US, India prepare to play spoiler in Afghanistan

As expected, the situation in Afghanistan was the focal point of the discussions at the 20th summit of the Shanghai Cooperation Organization (SCO) in Dushanbe on Friday. Yet the SCO’s Dushanbe Declaration is scanty on the topic. 

The 8,300-word document devoted hardly 170 words to the Afghan situation. It made just three inane points, namely, that the SCO member countries: 

  • Support the emergence of Afghanistan as an “independent, neutral, united, democratic and peaceful State, free of terrorism, war and drugs”; 
  • Believe it is “critical to have an inclusive Government” in Afghanistan; and 
  • Consider it important that the international community makes “active efforts” to facilitate Afghan refugees return to their country. 

The SCO’s stance is based on consensus decisions, and given such big divergences in the viewpoints of member countries, a consensus was hard to reach. 

This is a setback for the SCO insofar as it has so little to say and even less to contribute to the resolution of the single biggest crisis in regional stability and security the grouping has had to face in its entire history. 

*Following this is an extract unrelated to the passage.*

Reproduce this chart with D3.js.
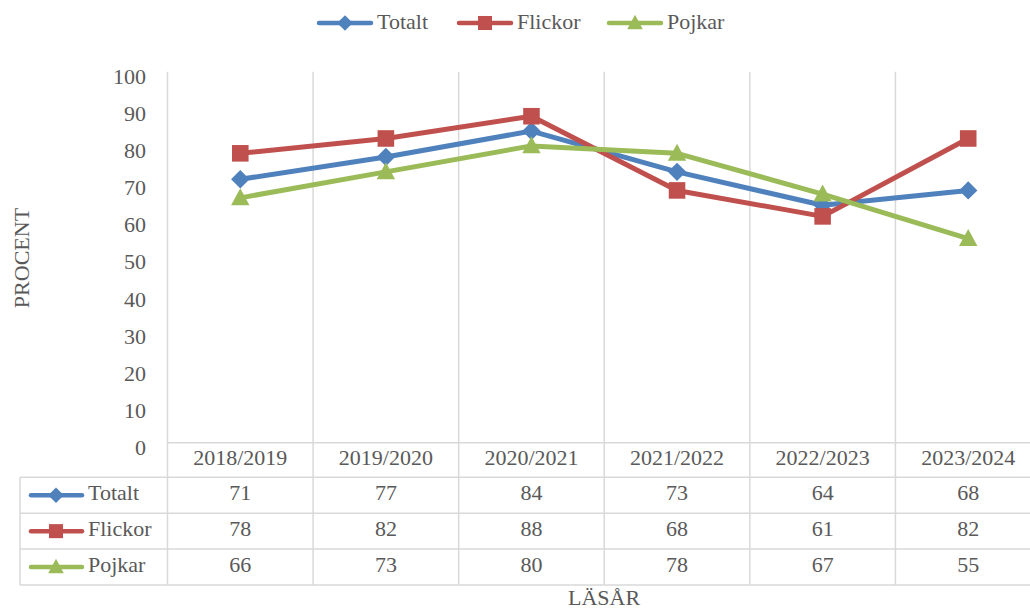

How did this happen? The short answer is that India chose to be a lone ranger tilting at the SCO windmills. Prime Minister Narendra Modi made two hard-hitting speeches on September 16 and 17 – the first one at the SCO summit on the “future of the SCO” followed by a second speech at the SCO-CSTO Outreach Summit that was exclusively devoted to Afghan developments.

Modi came down emphatically on the “transition of power” in Afghanistan, which he said “happened without negotiation” and, therefore, “raises questions about the acceptability of the new system.” He virtually questioned the legitimacy of the Taliban government. 

Modi recommended: “And therefore, it is necessary that the decision on recognition of such a new system is taken by the global community collectively and after due thought. India supports the central role of the United Nations on this issue.” 

The contrast between Modi’s speech and those of Russian President Vladimir Putin and Chinese President Xi Jinping couldn’t have been sharper. Both Putin and Xi urged the world to unfreeze Afghanistan’s assets and boost assistance. They urged the Taliban government to remain peaceful toward its neighbors and combat terrorism and drug trafficking.